Organizations that focus primarily on incident response inevitably fall behind adversaries. This is an extremely high-risk position in an environment where global cybercrime costs are projected to reach trillions annually.
As persistent threats grow increasingly sophisticated and continuously evolve, Predictive Cybersecurity emerges as the essential proactive paradigm. This methodology combines Big Data processing, statistical analysis and advanced Machine Learning algorithms to predict when, where and how vulnerabilities may be exploited.
Its key differentiator is the ability to transform large volumes of historical and real-time data into actionable insight, revealing risk patterns that static filters or human judgment would never detect.
The engine of Predictive Cybersecurity: data and Artificial Intelligence
Before exploring the technical structure, it is important to address a central question: How can an organization anticipate an attack that has not yet occurred? The answer lies in its capacity to collect, correlate and analyze extremely large datasets. This level of analysis is far beyond human capability.
Predictive security becomes possible only when information flows seamlessly across the ecosystem, and when each log, event and behavioral signal contributes to a unified and dynamic risk model.
The accuracy of predictive cybersecurity depends on the breadth and integration of data sources.
Network logs, endpoint events, historical incident data, IoT telemetry, operational systems and cloud environments must be consolidated into a centralized analytics foundation. Data integrity and quality directly influence how reliable predictions will be.
Operational demands increasingly lead organizations to adopt distributed processing and Edge Computing, which provide faster anomaly detection and immediate correlation close to the data source.
The central role of AI and Machine Learning
Artificial Intelligence functions as the analytical engine of predictive cybersecurity, acting as a digital sentinel capable of correlating massive amounts of information in real time. AI and Machine Learning go beyond traditional detection methods based on signatures or static rules.
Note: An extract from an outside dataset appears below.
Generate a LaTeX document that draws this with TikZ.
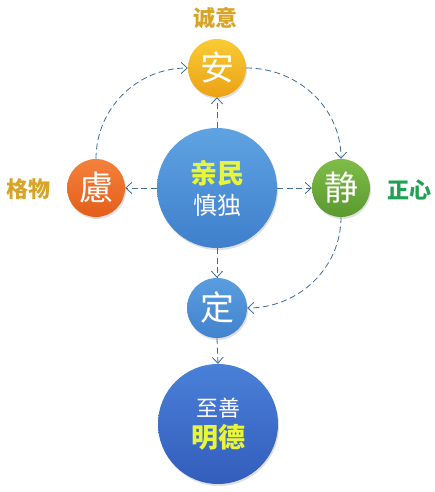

Machine Learning establishes a baseline of normal organizational behavior. This transforms modern SIEM platforms by enabling them to detect threats without known signatures, identify high-risk events, enrich alerts with contextual insights and automate the initial stages of incident response.
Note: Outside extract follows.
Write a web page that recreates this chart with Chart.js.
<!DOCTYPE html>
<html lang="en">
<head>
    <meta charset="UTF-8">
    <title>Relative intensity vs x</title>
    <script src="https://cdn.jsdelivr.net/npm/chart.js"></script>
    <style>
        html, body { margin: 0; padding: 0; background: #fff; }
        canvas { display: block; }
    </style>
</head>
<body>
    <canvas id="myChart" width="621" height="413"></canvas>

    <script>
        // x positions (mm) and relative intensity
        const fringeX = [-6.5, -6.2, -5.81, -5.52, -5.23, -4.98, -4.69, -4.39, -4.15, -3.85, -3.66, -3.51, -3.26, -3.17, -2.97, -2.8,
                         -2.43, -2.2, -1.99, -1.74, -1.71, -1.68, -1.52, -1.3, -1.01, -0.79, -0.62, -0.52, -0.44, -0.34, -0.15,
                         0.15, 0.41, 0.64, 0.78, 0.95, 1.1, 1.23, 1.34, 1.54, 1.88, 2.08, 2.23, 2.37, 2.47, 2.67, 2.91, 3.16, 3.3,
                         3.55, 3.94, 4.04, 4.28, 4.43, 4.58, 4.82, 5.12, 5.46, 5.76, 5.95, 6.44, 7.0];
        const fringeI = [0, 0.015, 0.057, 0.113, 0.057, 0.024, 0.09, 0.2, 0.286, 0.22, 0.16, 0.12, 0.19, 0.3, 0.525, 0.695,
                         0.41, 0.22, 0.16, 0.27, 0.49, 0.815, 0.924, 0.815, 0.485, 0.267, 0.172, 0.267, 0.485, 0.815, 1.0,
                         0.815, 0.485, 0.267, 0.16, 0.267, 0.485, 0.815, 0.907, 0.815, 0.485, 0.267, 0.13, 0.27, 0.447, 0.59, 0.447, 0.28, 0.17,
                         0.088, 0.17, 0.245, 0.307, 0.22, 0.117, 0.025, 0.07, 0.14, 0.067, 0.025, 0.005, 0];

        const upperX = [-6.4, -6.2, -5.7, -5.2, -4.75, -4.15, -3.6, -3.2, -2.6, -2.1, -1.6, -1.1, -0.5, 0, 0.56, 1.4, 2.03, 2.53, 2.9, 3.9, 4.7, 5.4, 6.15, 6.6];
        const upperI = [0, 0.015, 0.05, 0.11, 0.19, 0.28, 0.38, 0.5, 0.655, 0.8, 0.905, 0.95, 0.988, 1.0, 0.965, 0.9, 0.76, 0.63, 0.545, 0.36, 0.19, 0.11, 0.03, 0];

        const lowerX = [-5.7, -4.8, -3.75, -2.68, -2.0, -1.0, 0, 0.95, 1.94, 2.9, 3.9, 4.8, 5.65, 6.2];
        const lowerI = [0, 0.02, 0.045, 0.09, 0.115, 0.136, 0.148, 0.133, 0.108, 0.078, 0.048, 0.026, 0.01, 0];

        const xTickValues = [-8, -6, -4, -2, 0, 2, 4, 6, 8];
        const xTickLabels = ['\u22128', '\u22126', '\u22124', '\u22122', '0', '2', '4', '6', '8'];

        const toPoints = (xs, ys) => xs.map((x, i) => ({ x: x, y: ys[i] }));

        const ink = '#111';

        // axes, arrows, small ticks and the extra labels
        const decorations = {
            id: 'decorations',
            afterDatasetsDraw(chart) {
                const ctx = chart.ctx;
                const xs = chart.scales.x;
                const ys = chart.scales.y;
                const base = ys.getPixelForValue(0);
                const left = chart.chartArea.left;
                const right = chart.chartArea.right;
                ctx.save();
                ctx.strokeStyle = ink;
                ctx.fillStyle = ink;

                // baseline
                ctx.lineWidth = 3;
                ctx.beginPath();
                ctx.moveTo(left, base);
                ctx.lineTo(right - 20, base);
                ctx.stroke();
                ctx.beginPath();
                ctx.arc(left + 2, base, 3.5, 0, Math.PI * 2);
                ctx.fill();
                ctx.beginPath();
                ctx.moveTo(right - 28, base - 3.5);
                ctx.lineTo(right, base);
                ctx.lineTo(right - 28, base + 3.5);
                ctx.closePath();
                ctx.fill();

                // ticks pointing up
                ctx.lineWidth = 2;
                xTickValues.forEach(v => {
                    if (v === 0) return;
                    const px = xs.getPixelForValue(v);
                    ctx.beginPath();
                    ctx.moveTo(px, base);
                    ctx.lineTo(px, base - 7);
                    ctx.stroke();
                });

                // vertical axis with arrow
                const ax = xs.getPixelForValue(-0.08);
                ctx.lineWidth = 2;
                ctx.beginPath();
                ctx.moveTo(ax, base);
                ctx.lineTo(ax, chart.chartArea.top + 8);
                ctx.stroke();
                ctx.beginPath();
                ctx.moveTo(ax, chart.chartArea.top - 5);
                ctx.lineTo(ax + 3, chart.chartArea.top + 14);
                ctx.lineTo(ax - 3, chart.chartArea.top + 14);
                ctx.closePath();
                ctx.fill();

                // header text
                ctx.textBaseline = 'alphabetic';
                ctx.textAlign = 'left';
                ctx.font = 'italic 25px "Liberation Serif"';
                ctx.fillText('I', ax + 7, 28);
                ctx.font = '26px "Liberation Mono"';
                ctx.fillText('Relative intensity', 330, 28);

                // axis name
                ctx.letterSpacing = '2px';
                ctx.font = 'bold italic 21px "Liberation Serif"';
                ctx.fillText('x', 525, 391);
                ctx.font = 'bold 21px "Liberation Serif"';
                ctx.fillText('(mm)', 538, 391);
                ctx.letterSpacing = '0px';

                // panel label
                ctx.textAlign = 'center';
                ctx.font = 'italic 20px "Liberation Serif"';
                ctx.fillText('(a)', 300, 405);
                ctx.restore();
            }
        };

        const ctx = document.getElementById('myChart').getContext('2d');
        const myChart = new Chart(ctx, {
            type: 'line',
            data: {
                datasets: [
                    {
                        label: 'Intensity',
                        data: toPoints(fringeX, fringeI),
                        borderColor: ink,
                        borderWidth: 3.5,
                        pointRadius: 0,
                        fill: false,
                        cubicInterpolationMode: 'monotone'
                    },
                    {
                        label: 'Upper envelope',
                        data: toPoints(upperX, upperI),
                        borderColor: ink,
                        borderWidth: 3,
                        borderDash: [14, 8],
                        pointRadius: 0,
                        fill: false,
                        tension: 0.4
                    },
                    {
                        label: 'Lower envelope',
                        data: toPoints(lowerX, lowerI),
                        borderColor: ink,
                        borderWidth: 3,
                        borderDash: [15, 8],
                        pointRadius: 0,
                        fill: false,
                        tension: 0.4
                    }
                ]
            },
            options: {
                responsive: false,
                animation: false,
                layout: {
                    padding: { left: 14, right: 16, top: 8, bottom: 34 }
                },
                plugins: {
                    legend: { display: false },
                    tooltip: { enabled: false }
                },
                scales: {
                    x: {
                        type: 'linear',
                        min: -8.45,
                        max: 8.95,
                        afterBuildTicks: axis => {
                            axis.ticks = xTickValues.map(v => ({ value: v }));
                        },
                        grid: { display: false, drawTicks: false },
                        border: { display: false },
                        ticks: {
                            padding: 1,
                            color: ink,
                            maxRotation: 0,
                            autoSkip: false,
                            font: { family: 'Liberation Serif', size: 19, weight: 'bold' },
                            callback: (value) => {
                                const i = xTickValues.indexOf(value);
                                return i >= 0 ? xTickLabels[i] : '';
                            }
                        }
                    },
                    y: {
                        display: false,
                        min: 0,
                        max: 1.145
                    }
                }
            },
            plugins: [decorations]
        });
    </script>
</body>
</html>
With AI integration, SIEM moves from a reactive posture to a predictive capability that can prevent damage before it occurs.
User and Entity Behavior Analytics (UEBA): the core of Predictive Intelligence
UEBA is one of the most advanced predictive mechanisms available. It uses Machine Learning and statistical modeling to learn and continuously monitor the behavioral patterns of human users and non-human entities such as servers, devices and applications.
By focusing on activity patterns instead of signatures, UEBA detects anomalies that may indicate intrusions or credential abuse, even when the attack technique has never been encountered before.
UEBA plays a critical role in two major areas: predictive mitigation of insider threats and identification of Zero Day attacks.
Predictive Cyber Risk Quantification (Risk Scoring)
Translating technical risk into business risk is a strategic requirement for predictive cybersecurity. Many executive leaders still view cybersecurity as a cost center. To justify predictive investments, risk must be measured in financial terms.
CVSS, the Common Vulnerability Scoring System, is a useful reference. However, it focuses mainly on technical severity and does not include the probability of exploitation in a specific organizational context.
The FAIR model, Factor Analysis of Information Risk, is the only internationally standardized quantitative framework for security and operational risk.
Its advantages include assigning monetary values to risk, analyzing threat event frequency, estimating potential loss magnitude and supporting financially driven prioritization of security controls.
AI and Machine Learning enhance FAIR by improving real-time estimates of the probability of threat events, which allows leadership to measure and demonstrate clear return on investment in security initiatives.
Conclusion
Organizations that adopt predictive models strengthen their security posture, reduce operational risk and gain a strategic advantage against increasingly complex threats.
The recommended approach begins with pilot projects, well-defined risk indicators and close alignment between security, operations and executive leadership.
With high-quality data, Artificial Intelligence, behavioral analytics and quantitative risk modeling, companies can anticipate attacks before they occur and redefine what modern cyber defense truly represents.